Cliff: Uh, yeah, yeah. Well, I'll do it. l, uh I got a flair for this kind of thing. You just, uh, stay there and drink your beer.
Norm: Okay. We all have to play to our strengths, I guess.

Quote from Cliff

Cliff: Oh, Sammy. Sammy, Sam, Sammy. Gee, you know, l, uh, heard about the bad news. I'm really sorry, pal. It's, uh, terrible what these guys do. You know, they, uh, just pluck your car right up off the street and take it to what's, uh, commonly known as a chop shop. Yeah, where they unceremoniously dismantle it, and after that, the felons take an acetylene torch, and, uh, just methodically cut the frame into little, tiny pieces.
Sam: Cliff, do you really think any of this helps?
Cliff: Well, it sure as heck keeps the car from being traced, Sam.

Quote from Rebecca

Mark Newberger: [raspy voice] Uh, hi. I'm looking for Rebecca Howe.
Carla: She's over there.
Mark Newberger: [to a woman at the bar] Rebecca? My God, Rebecca, you're beautiful! Who'd have ever thought that you would've developed into this gorgeous creature?!
Rebecca: No, Mark!
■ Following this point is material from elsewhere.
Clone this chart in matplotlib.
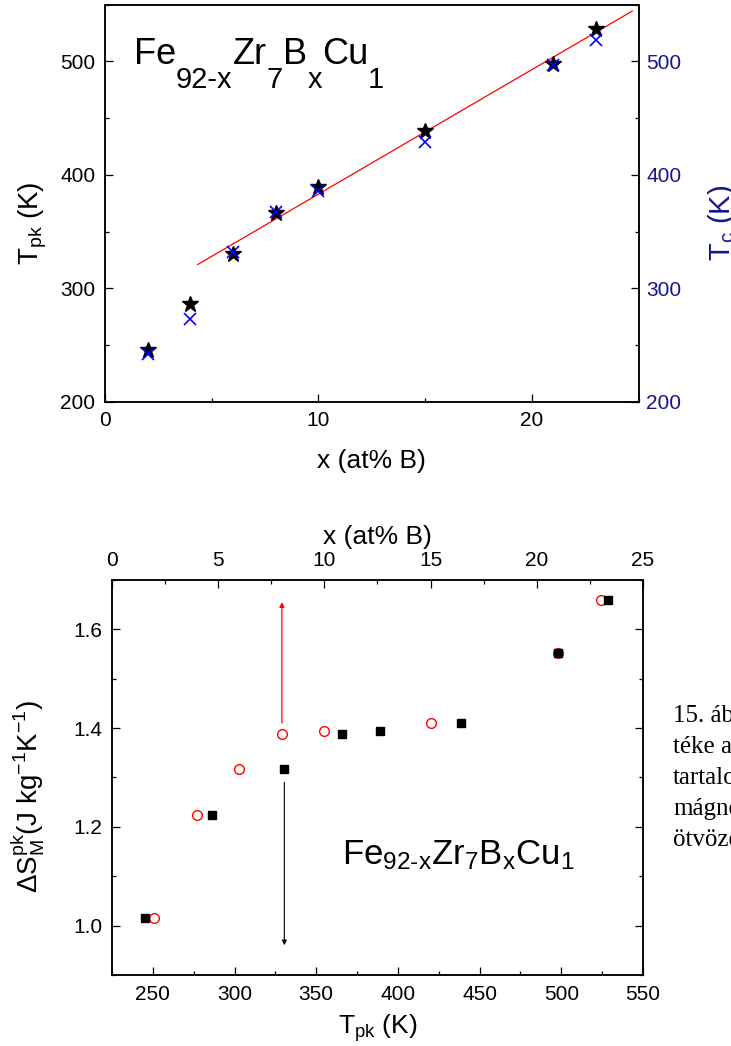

Over here!
Mark Newberger: Rebecca, you haven't changed a bit! My God, look at that hair! If you had any more, I could get you listed as an endangered species! Well, come on, turn around, turn around. Let me see. Let me see. Oh, I like it. More to love.
Rebecca: Me? What about you?!
Mark Newberger: Hey, I'm bulking up for the Olympics. [Rebecca laughs] You'll never guess what. I finally gave up smoking.
Rebecca: Oh, I can tell. Your voice sounds so much better.

Quote from Carla

Rebecca: Mark, I want you to meet all my friends. All right, this is Dr. Sternin-Crane, our resident researcher. This is Cliff Clavin, our resident trivia expert. This is Norm Peterson, our... resident. Uh, this is Woody, the bartender and Carla, the waitress.
Carla: And what do you do, Rebecca?
Rebecca: [whispering] Shut up!
Carla: Thought I could trick her into telling us.